Именно, можно взять основную триаду и в каждый из ее членов вставлять снова триаду же. В таком положении удобнее взять основную триаду не в виде «бытие, инобытие, определенное бытие», но в виде «бытие, инобытие, становление». Тогда первый член, бытие, с проведением внутри него новой триады превратится в перво–принцип и на его фоне — число, точнее, перво–принцип и исходящая из его глубины триада, которую мы уже формулировали в § 16, — «число, количество, величина». Второй член, инобытие, в этих условиях будет состоять из триады «смысл (бытие), гилетическое инобытие, эйдос». Третий член, становление, будет содержать — «становление, ставшее, энергия (выражение)». Таким образом получится девятка, эннеада, а с присоединением сверху абсолютной неразличимости—декада; и в каждом из членов такой эннеады можно проводить всю эннеаду снова, а в каждом члене малой эннеады еще новую эннеаду и т. д. В дальнейшем мы не раз будем применять введение триадиче–ского принципа в области уже выведенной триадической конструкции.

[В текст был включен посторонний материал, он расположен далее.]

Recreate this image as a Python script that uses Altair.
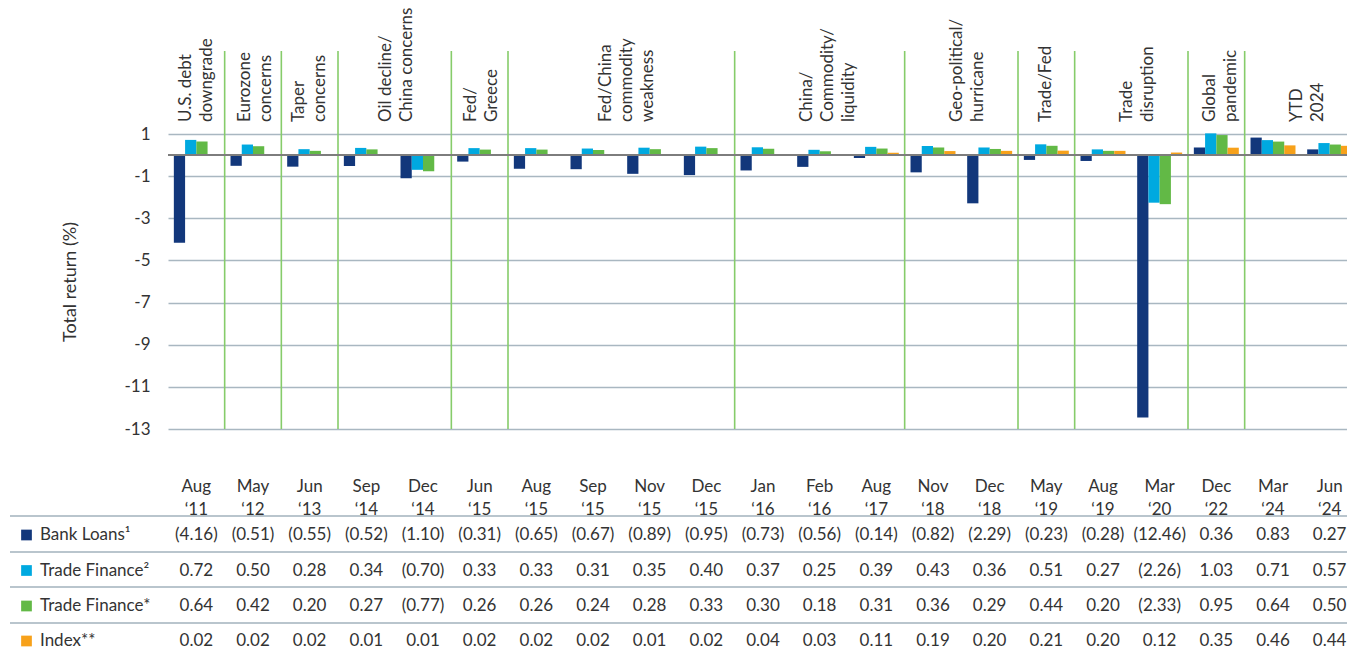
import altair as alt
import pandas as pd

# ---------------- data ----------------
months = ["Aug\n‘11", "May\n‘12", "Jun\n‘13", "Sep\n‘14", "Dec\n‘14", "Jun\n‘15", "Aug\n‘15",
          "Sep\n‘15", "Nov\n‘15", "Dec\n‘15", "Jan\n‘16", "Feb\n‘16", "Aug\n‘17", "Nov\n‘18",
          "Dec\n‘18", "May\n‘19", "Aug\n‘19", "Mar\n‘20", "Dec\n‘22", "Mar\n‘24", "Jun\n‘24"]

series = ["Bank Loans", "Trade Finance 2", "Trade Finance *", "Index **"]
series_labels = ["Bank Loans¹", "Trade Finance²", "Trade Finance*", "Index**"]

bank_loans = [-4.16, -0.51, -0.55, -0.52, -1.10, -0.31, -0.65, -0.67, -0.89, -0.95, -0.73,
              -0.56, -0.14, -0.82, -2.29, -0.23, -0.28, -12.46, 0.36, 0.83, 0.27]
trade_finance_2 = [0.72, 0.50, 0.28, 0.34, -0.70, 0.33, 0.33, 0.31, 0.35, 0.40, 0.37,
                   0.25, 0.39, 0.43, 0.36, 0.51, 0.27, -2.26, 1.03, 0.71, 0.57]
trade_finance_star = [0.64, 0.42, 0.20, 0.27, -0.77, 0.26, 0.26, 0.24, 0.28, 0.33, 0.30,
                      0.18, 0.31, 0.36, 0.29, 0.44, 0.20, -2.33, 0.95, 0.64, 0.50]
index_vals = [0.02, 0.02, 0.02, 0.01, 0.01, 0.02, 0.02, 0.02, 0.01, 0.02, 0.04,
              0.03, 0.11, 0.19, 0.20, 0.21, 0.20, 0.12, 0.35, 0.46, 0.44]

events = ["U.S. debt\ndowngrade", "Eurozone\nconcerns", "Taper\nconcerns",
          "Oil decline/\nChina concerns", "Fed/\nGreece", "Fed/China\ncommodity\nweakness",
          "China/\nCommodity/\nliquidity", "Geo-political/\nhurricane", "Trade/Fed",
          "Trade\ndisruption", "Global\npandemic", "YTD\n2024"]
event_pos = [0, 1.04, 2.0, 3.54, 5.04, 7.6, 11.14, 13.6, 15.0, 16.6, 18.07, 19.6]
separators = [0.5, 1.5, 2.5, 4.5, 5.5, 9.5, 12.5, 14.5, 15.5, 17.5, 18.5]
y_ticks = [1, -1, -3, -5, -7, -9, -11, -13]

colors = ["#12377b", "#00a9e0", "#62b946", "#f7a11a"]

# ---------------- tables ----------------
rows = []
for s, vals in zip(series, [bank_loans, trade_finance_2, trade_finance_star, index_vals]):
    for m, v in zip(months, vals):
        rows.append({"series": s, "period": m, "value": v})
df = pd.DataFrame(rows)
month_df = pd.DataFrame({"period": months})
event_df = pd.DataFrame({"event": events, "pos": event_pos})
sep_df = pd.DataFrame({"pos": separators})
label_df = pd.DataFrame({"series": series, "label": series_labels})
dummy = pd.DataFrame({"a": [0]})

# ---------------- layout / style ----------------
FONT = "Lato"
TXT = "#333333"
FS = 17
W, H = 1179, 295
STEP = 1190 / 21
XRANGE = [0, 1190]
EV_LH = 21
row_y = [401, 436.5, 472, 507]
line_y = [382, 418, 453, 489]

band_scale = alt.Scale(domain=months, range=XRANGE, paddingInner=0, paddingOuter=0)
quant_scale = alt.Scale(domain=[-0.5, 20.5], range=XRANGE, nice=False, zero=False)
y_scale = alt.Scale(domain=[-13, 1], nice=False, zero=False)
color_scale = alt.Scale(domain=series, range=colors)

XB = alt.X("period:N", sort=months, scale=band_scale, axis=None)

bars = alt.Chart(df).mark_bar().encode(
    x=XB,
    xOffset=alt.XOffset("series:N", sort=series,
                        scale=alt.Scale(domain=series, paddingInner=0, paddingOuter=0.52)),
    y=alt.Y("value:Q", stack=None, scale=y_scale,
            axis=alt.Axis(values=y_ticks, grid=True, gridColor="#a9b7c1", gridWidth=1.6,
                          domain=False, ticks=False, labelPadding=18, labelFont=FONT,
                          labelFontSize=FS, labelColor=TXT, labelExpr="'' + datum.value",
                          title="Total return (%)", titleFont=FONT, titleFontSize=18,
                          titleFontWeight="normal", titleColor=TXT, titleAngle=270,
                          titleX=-98, titleY=147.5, titleAlign="center",
                          titleBaseline="middle")),
    color=alt.Color("series:N", scale=color_scale, legend=None),
)

zero_rule = alt.Chart(dummy).mark_rule(color="#7d7d7d", strokeWidth=2).encode(
    y=alt.Y(datum=0, type="quantitative", scale=y_scale),
)

seps = alt.Chart(sep_df).mark_rule(color="#86cc6a", strokeWidth=1.6).encode(
    x=alt.X("pos:Q", scale=quant_scale, axis=None), y=alt.value(-83), y2=alt.value(H),
)

# multi-line rotated labels: shift so the block of lines is centred on its position
event_text = alt.Chart(event_df).transform_calculate(
    nlines="split(datum.event, '\\n').length",
    xpos=f"datum.pos - (datum.nlines - 1) * {EV_LH / 2} / {STEP}",
).mark_text(
    angle=270, align="left", baseline="middle", lineBreak="\n", lineHeight=EV_LH,
    font=FONT, fontSize=FS, color=TXT,
).encode(x=alt.X("xpos:Q", scale=quant_scale, axis=None), y=alt.value(-12),
         text="event:N")

month_text = alt.Chart(month_df).mark_text(
    baseline="middle", lineBreak="\n", lineHeight=23, font=FONT, fontSize=FS, color=TXT,
).encode(x=XB, y=alt.value(352.5), text="period:N")

layers = [seps, bars, zero_rule, event_text, month_text]

for ly in line_y:
    layers.append(
        alt.Chart(dummy).mark_rule(color="#b9c5cd", strokeWidth=2).encode(
            x=alt.value(-158), x2=alt.value(W), y=alt.value(ly))
    )

for i, s in enumerate(series):
    layers.append(
        alt.Chart(df).transform_filter(alt.datum.series == s).transform_calculate(
            label="datum.value < 0 ? '(' + format(-datum.value, '.2f') + ')' : format(datum.value, '.2f')"
        ).mark_text(baseline="middle", font=FONT, fontSize=FS, color=TXT).encode(
            x=XB, y=alt.value(row_y[i]), text="label:N")
    )
    sub = label_df[label_df.series == s]
    layers.append(
        alt.Chart(sub).mark_text(align="left", baseline="middle", font=FONT, fontSize=FS,
                                 color=TXT).encode(
            x=alt.value(-128), y=alt.value(row_y[i]), text="label:N")
    )
    layers.append(
        alt.Chart(sub).mark_square(size=115, opacity=1).encode(
            x=alt.value(-141.5), y=alt.value(row_y[i]),
            color=alt.Color("series:N", scale=color_scale, legend=None))
    )

chart = alt.layer(*layers).resolve_scale(x="independent").properties(
    width=W, height=H,
    autosize=alt.AutoSizeParams(type="none"),
    padding={"left": 168, "top": 134, "right": 0, "bottom": 223},
    background="white",
).configure_view(stroke=None)

chart.save("out.html", embed_options={"renderer": "svg", "actions": False})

b) Во–вторых, предложенная выше диалектическая пентада (которую легко превратить в эннеаду и декаду) должна явиться для нас тем, что уже реально вскрывает самую идею числа и конструирует все его основные конститутивные моменты. Выведение этих конститутивных моментов числа вплотную подводит нас к анализу первичных основоположений числа, составляющих переход уже к анализу отдельных видов и типов числа. То, что мы сделали до сих пор, есть анализ основных категорий, из которых логически построяется идея числа. Это и есть в числе самое основное. Но, владея таким результатом, мы можем задаться вопросом о том, как функционируют эти категории на фоне общей идеи числа.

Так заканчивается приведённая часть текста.